- [WHAT THIS TASK INVOLVES] Can you print the data exactly and leave out each image?

- [GIVEN MATERIAL]
━━━━━━━━━━━━━━━━━━━━━━━━━━━━━━

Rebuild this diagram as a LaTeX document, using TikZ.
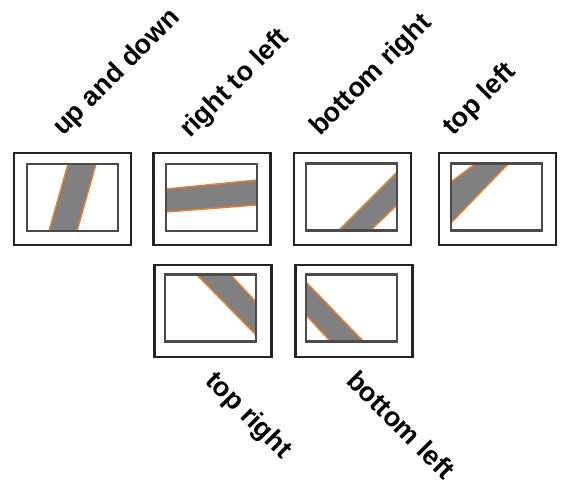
\documentclass[tikz,border=0pt]{standalone}
\usepackage{fontspec}
\setmainfont{Liberation Sans}
\usepackage{tikz}
\usetikzlibrary{positioning}
\definecolor{cFrame}{RGB}{35,35,35}
\definecolor{cInner}{RGB}{75,75,75}
\definecolor{cBand}{RGB}{128,128,128}
\definecolor{cEdge}{RGB}{240,125,40}
\tikzset{
  outerbox/.style={rectangle,draw=cFrame,line width=2.4pt,
                   minimum width=117pt,minimum height=92pt,inner sep=0pt},
  innerbox/.style={rectangle,draw=cInner,line width=2.2pt,
                   minimum width=91pt,minimum height=67pt,inner sep=0pt},
  band/.style={fill=cBand,draw=none},
  bandedge/.style={draw=cEdge,line width=1.4pt},
  uplabel/.style={rotate=45,anchor=base west,inner sep=0pt,
                  font=\fontsize{27}{31}\selectfont\bfseries},
  downlabel/.style={rotate=-45,anchor=base west,inner sep=0pt,
                    font=\fontsize{27}{31}\selectfont\bfseries}
}
\begin{document}
\begin{tikzpicture}[x=1pt,y=-1pt]
  \useasboundingbox (0,0) rectangle (564,486);

  % up and down
  \node[outerbox] (udO) at (72.5,199) {};
  \fill[band] (49,231) -- (77,231) -- (96,164) -- (68,164) -- cycle;
  \draw[bandedge] (49,231) -- (68,164) (77,231) -- (96,164);
  \node[innerbox] (udI) at (72.5,197.5) {};
  \node[uplabel] (udL) at (63,137) {up and down};

  % right to left
  \node[outerbox] (rlO) at (212,199) {};
  \fill[band] (166,189) -- (257,180) -- (257,205) -- (166,212) -- cycle;
  \draw[bandedge] (166,189) -- (257,180) (166,212) -- (257,205);
  \node[innerbox] (rlI) at (211.5,197.5) {};
  \node[uplabel] (rlL) at (190,139) {right to left};

  % bottom right
  \node[outerbox] (brO) at (352.5,199) {};
  \fill[band] (339,230) -- (371,230) -- (397,205) -- (397,172) -- cycle;
  \draw[bandedge] (339,230) -- (397,172) (371,230) -- (397,205);
  \node[innerbox] (brI) at (351.5,197) {};
  \node[uplabel] (brL) at (320,137) {bottom right};

  % top left
  \node[outerbox] (tlO) at (497.5,199) {};
  \fill[band] (475,164) -- (508,164) -- (451,223) -- (451,182) -- cycle;
  \draw[bandedge] (475,164) -- (451,182) (508,164) -- (451,223);
  \node[innerbox] (tlI) at (496.5,197) {};
  \node[uplabel] (tlL) at (453,137) {top left};

  % top right
  \node[outerbox] (trO) at (213,311) {};
  \fill[band] (197,275) -- (231,275) -- (256,302) -- (256,335) -- cycle;
  \draw[bandedge] (197,275) -- (256,335) (231,275) -- (256,302);
  \node[innerbox] (trI) at (210.5,308) {};
  \node[downlabel] (trL) at (204,382) {top right};

  % bottom left
  \node[outerbox] (blO) at (354,311) {};
  \fill[band] (306,282) -- (363,341) -- (330,341) -- (306,315) -- cycle;
  \draw[bandedge] (306,282) -- (363,341) (306,315) -- (330,341);
  \node[innerbox] (blI) at (351.5,308) {};
  \node[downlabel] (blL) at (345,382) {bottom left};
\end{tikzpicture}
\end{document}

━━━━━━━━━━━━━━━━━━━━━━━━━━━━━━

- [CORRECT RESPONSE]
Rebuild this diagram as a LaTeX document, using TikZ.
\documentclass[tikz,border=0pt]{standalone}
\usepackage{fontspec}
\setmainfont{Liberation Sans}
\usepackage{tikz}
\usetikzlibrary{positioning}
\definecolor{cFrame}{RGB}{35,35,35}
\definecolor{cInner}{RGB}{75,75,75}
\definecolor{cBand}{RGB}{128,128,128}
\definecolor{cEdge}{RGB}{240,125,40}
\tikzset{
  outerbox/.style={rectangle,draw=cFrame,line width=2.4pt,
                   minimum width=117pt,minimum height=92pt,inner sep=0pt},
  innerbox/.style={rectangle,draw=cInner,line width=2.2pt,
                   minimum width=91pt,minimum height=67pt,inner sep=0pt},
  band/.style={fill=cBand,draw=none},
  bandedge/.style={draw=cEdge,line width=1.4pt},
  uplabel/.style={rotate=45,anchor=base west,inner sep=0pt,
                  font=\fontsize{27}{31}\selectfont\bfseries},
  downlabel/.style={rotate=-45,anchor=base west,inner sep=0pt,
                    font=\fontsize{27}{31}\selectfont\bfseries}
}
\begin{document}
\begin{tikzpicture}[x=1pt,y=-1pt]
  \useasboundingbox (0,0) rectangle (564,486);

  % up and down
  \node[outerbox] (udO) at (72.5,199) {};
  \fill[band] (49,231) -- (77,231) -- (96,164) -- (68,164) -- cycle;
  \draw[bandedge] (49,231) -- (68,164) (77,231) -- (96,164);
  \node[innerbox] (udI) at (72.5,197.5) {};
  \node[uplabel] (udL) at (63,137) {up and down};

  % right to left
  \node[outerbox] (rlO) at (212,199) {};
  \fill[band] (166,189) -- (257,180) -- (257,205) -- (166,212) -- cycle;
  \draw[bandedge] (166,189) -- (257,180) (166,212) -- (257,205);
  \node[innerbox] (rlI) at (211.5,197.5) {};
  \node[uplabel] (rlL) at (190,139) {right to left};

  % bottom right
  \node[outerbox] (brO) at (352.5,199) {};
  \fill[band] (339,230) -- (371,230) -- (397,205) -- (397,172) -- cycle;
  \draw[bandedge] (339,230) -- (397,172) (371,230) -- (397,205);
  \node[innerbox] (brI) at (351.5,197) {};
  \node[uplabel] (brL) at (320,137) {bottom right};

  % top left
  \node[outerbox] (tlO) at (497.5,199) {};
  \fill[band] (475,164) -- (508,164) -- (451,223) -- (451,182) -- cycle;
  \draw[bandedge] (475,164) -- (451,182) (508,164) -- (451,223);
  \node[innerbox] (tlI) at (496.5,197) {};
  \node[uplabel] (tlL) at (453,137) {top left};

  % top right
  \node[outerbox] (trO) at (213,311) {};
  \fill[band] (197,275) -- (231,275) -- (256,302) -- (256,335) -- cycle;
  \draw[bandedge] (197,275) -- (256,335) (231,275) -- (256,302);
  \node[innerbox] (trI) at (210.5,308) {};
  \node[downlabel] (trL) at (204,382) {top right};

  % bottom left
  \node[outerbox] (blO) at (354,311) {};
  \fill[band] (306,282) -- (363,341) -- (330,341) -- (306,315) -- cycle;
  \draw[bandedge] (306,282) -- (363,341) (306,315) -- (330,341);
  \node[innerbox] (blI) at (351.5,308) {};
  \node[downlabel] (blL) at (345,382) {bottom left};
\end{tikzpicture}
\end{document}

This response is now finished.